1 recipe Pretzel Crust (recipe below)
1/4 cup sugar
1 envelope unflavored gelatin
2/3 cup cold water
1 cup refrigerated or frozen egg product, thawed
1/2 cup frozen lemonade concentrate, thawed
1 tsp. finely shredded lime peel
1/3 cup lime juice
Several drops green food coloring (optional)
1 8-oz container frozen whipped dessert topping, thawed
Lime slices (optional)

Prepare Pretzel Crust; set aside

For filling: In small saucepan stir together sugar and gelatin; stir in cold water. Cook and stir over low heat just until gelatin dissolves. Transfer to a large bowl; cool slightly.

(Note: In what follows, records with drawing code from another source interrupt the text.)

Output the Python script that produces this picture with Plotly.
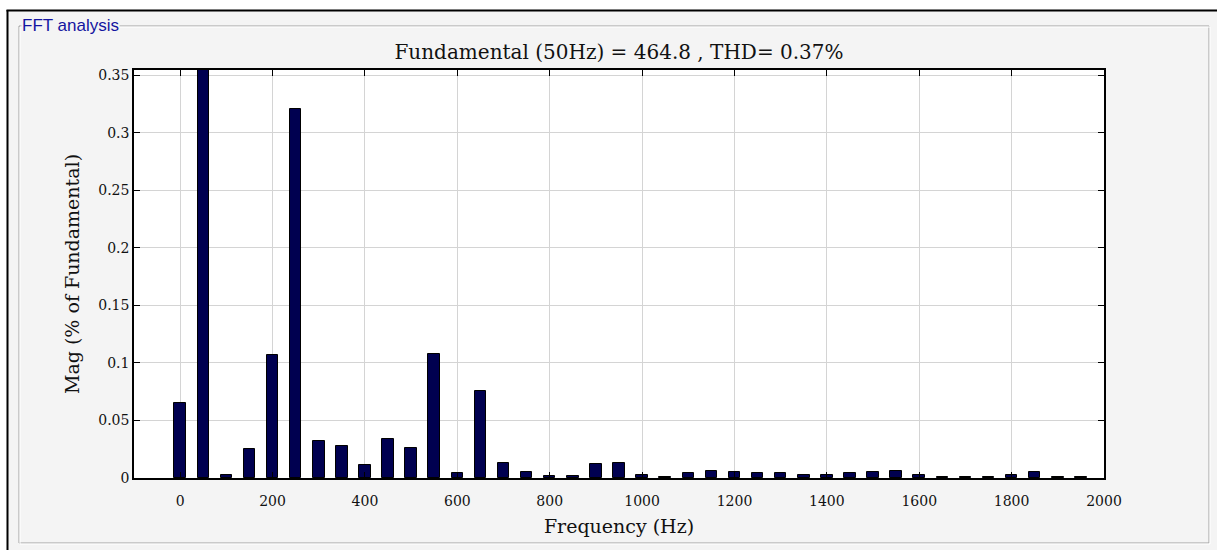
import plotly.graph_objects as go

# ---- data ----
freq_hz = [0, 50, 100, 150, 200, 250, 300, 350, 400, 450, 500, 550, 600, 650, 700,
           750, 800, 850, 900, 950, 1000, 1050, 1100, 1150, 1200, 1250, 1300, 1350,
           1400, 1450, 1500, 1550, 1600, 1650, 1700, 1750, 1800, 1850, 1900, 1950]
mag_pct = [0.065, 100.0, 0.003, 0.025, 0.107, 0.321, 0.032, 0.028, 0.011, 0.034,
           0.026, 0.108, 0.0045, 0.076, 0.013, 0.0055, 0.002, 0.002, 0.012, 0.013,
           0.003, 0.0012, 0.004, 0.0064, 0.005, 0.004, 0.004, 0.0026, 0.0026, 0.004,
           0.0052, 0.0064, 0.0026, 0.0012, 0.0012, 0.0012, 0.0026, 0.0052, 0.0012, 0.0012]
x_tick_vals = [0, 200, 400, 600, 800, 1000, 1200, 1400, 1600, 1800, 2000]
x_tick_text = ["0", "200", "400", "600", "800", "1000", "1200", "1400", "1600", "1800", "2000"]
y_tick_vals = [0, 0.05, 0.1, 0.15, 0.2, 0.25, 0.3, 0.35]
y_tick_text = ["0", "0.05", "0.1", "0.15", "0.2", "0.25", "0.3", "0.35"]
title_text = "Fundamental (50Hz) = 464.8 , THD= 0.37%"

W, H = 1217, 550
L, R, T, B = 134, 1104, 70, 478
PW, PH = R - L, B - T


def px(x):
    return (x - L) / PW


def py(y):
    return (B - y) / PH


SERIF = "DejaVu Serif, Liberation Serif, serif"

fig = go.Figure()
fig.add_trace(go.Bar(
    x=freq_hz, y=mag_pct, width=25,
    marker=dict(color="#000050", line=dict(color="#000000", width=1)),
    hoverinfo="x+y",
))

shapes = []
# white outside strips
shapes.append(dict(type="rect", xref="paper", yref="paper", x0=px(0), x1=px(W), y0=py(0), y1=py(9.5),
                   fillcolor="white", line=dict(width=0), layer="below"))
shapes.append(dict(type="rect", xref="paper", yref="paper", x0=px(0), x1=px(6.5), y0=py(0), y1=py(H),
                   fillcolor="white", line=dict(width=0), layer="below"))
# outer black frame lines
shapes.append(dict(type="line", xref="paper", yref="paper", x0=px(6.5), x1=px(W), y0=py(10.5), y1=py(10.5),
                   line=dict(color="#000000", width=2), layer="below"))
shapes.append(dict(type="line", xref="paper", yref="paper", x0=px(7.5), x1=px(7.5), y0=py(10), y1=py(H),
                   line=dict(color="#000000", width=2), layer="below"))
# group box (etched)
shapes.append(dict(type="rect", xref="paper", yref="paper", x0=px(19), x1=px(1209), y0=py(26), y1=py(543),
                   line=dict(color="#a0a0a0", width=1), layer="below"))
shapes.append(dict(type="rect", xref="paper", yref="paper", x0=px(20), x1=px(1210), y0=py(27), y1=py(544),
                   line=dict(color="#ffffff", width=1), layer="below"))

fig.update_layout(
    width=W, height=H,
    margin=dict(l=L, r=W - R, t=T, b=H - B, pad=0),
    paper_bgcolor="#f4f4f4",
    plot_bgcolor="#ffffff",
    showlegend=False,
    bargap=0,
    shapes=shapes,
    title=dict(text=title_text, x=(L + R) / 2 / W, xanchor="center", y=1 - 52 / H, yanchor="middle",
               font=dict(family=SERIF, size=20, color="#111111")),
    xaxis=dict(range=[-100, 2000], tickvals=x_tick_vals, ticktext=x_tick_text,
               ticks="inside", ticklen=6, tickcolor="#000000", tickwidth=1,
               showline=True, linecolor="#000000", linewidth=1.5, mirror="allticks",
               showgrid=True, gridcolor="#d4d4d4", gridwidth=1, zeroline=False,
               ticklabelstandoff=9,
               tickfont=dict(family=SERIF, size=14, color="#111111"),
               title=dict(text="Frequency (Hz)", font=dict(family=SERIF, size=19, color="#111111"),
                          standoff=12)),
    yaxis=dict(range=[0, 0.3545], tickvals=y_tick_vals, ticktext=y_tick_text,
               ticks="inside", ticklen=6, tickcolor="#000000", tickwidth=1,
               showline=True, linecolor="#000000", linewidth=1.5, mirror="allticks",
               showgrid=True, gridcolor="#d4d4d4", gridwidth=1, zeroline=False,
               tickfont=dict(family=SERIF, size=14, color="#111111"),
               title=dict(text="Mag (% of Fundamental)", font=dict(family=SERIF, size=19, color="#111111"),
                          standoff=14)),
    annotations=[dict(text="FFT analysis", xref="paper", yref="paper", x=px(21), y=py(26),
                      xanchor="left", yanchor="middle", showarrow=False, bgcolor="#f4f4f4",
                      borderpad=0,
                      font=dict(family="Liberation Sans, Arial, sans-serif", size=17, color="#1414a0"))],
)

fig.write_html("out.html", config={"displayModeBar": False},
               post_script="document.body.style.margin='0';document.body.style.padding='0';")
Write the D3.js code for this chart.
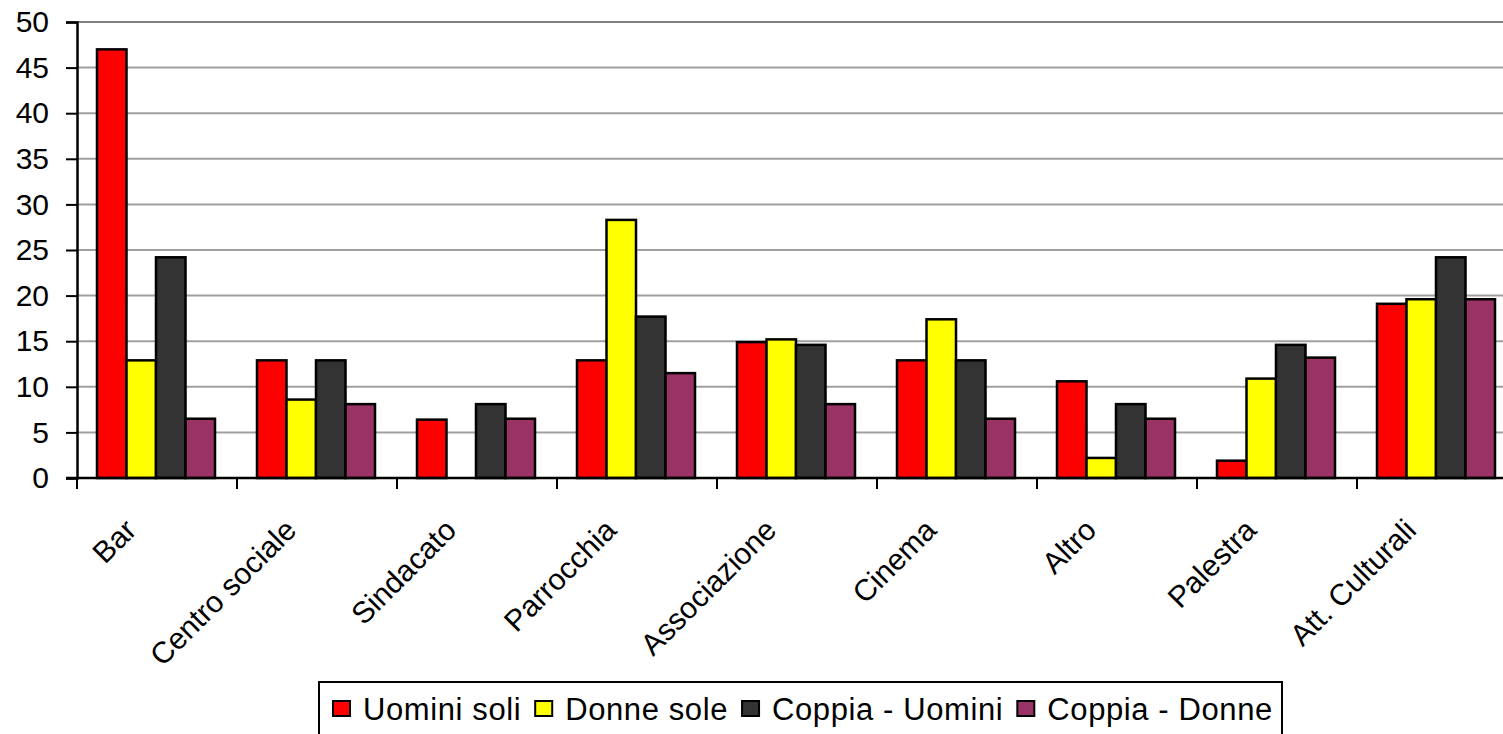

Stir egg product, lemonade concentrate, lime peel, lime juice, and, if desired, green food coloring into gelatin mixture. Cover and chill about 40 minutes or just until mixture starts to mound when spooned, stirring occasionally.

Fold whipped topping into gelatin mixture. Cover and chill about 20 minutes more or until mixture mounds when spooned. Transfer filling to crust. Cover loosely and chill for 3 to 4 hours or until firm.

Pretzel Crust: Preheat oven to 350. Lightly coat 9-inch pie plate with nonstick cooking spray. In medium bowl combine 1-1/2 cups finely crushed pretzels, 1/3 cup melted butter, and 1 egg white; toss gently to combine. Press onto bottom and side of prepared pie plate. Bake for 15 minutes. Cool on wire rack.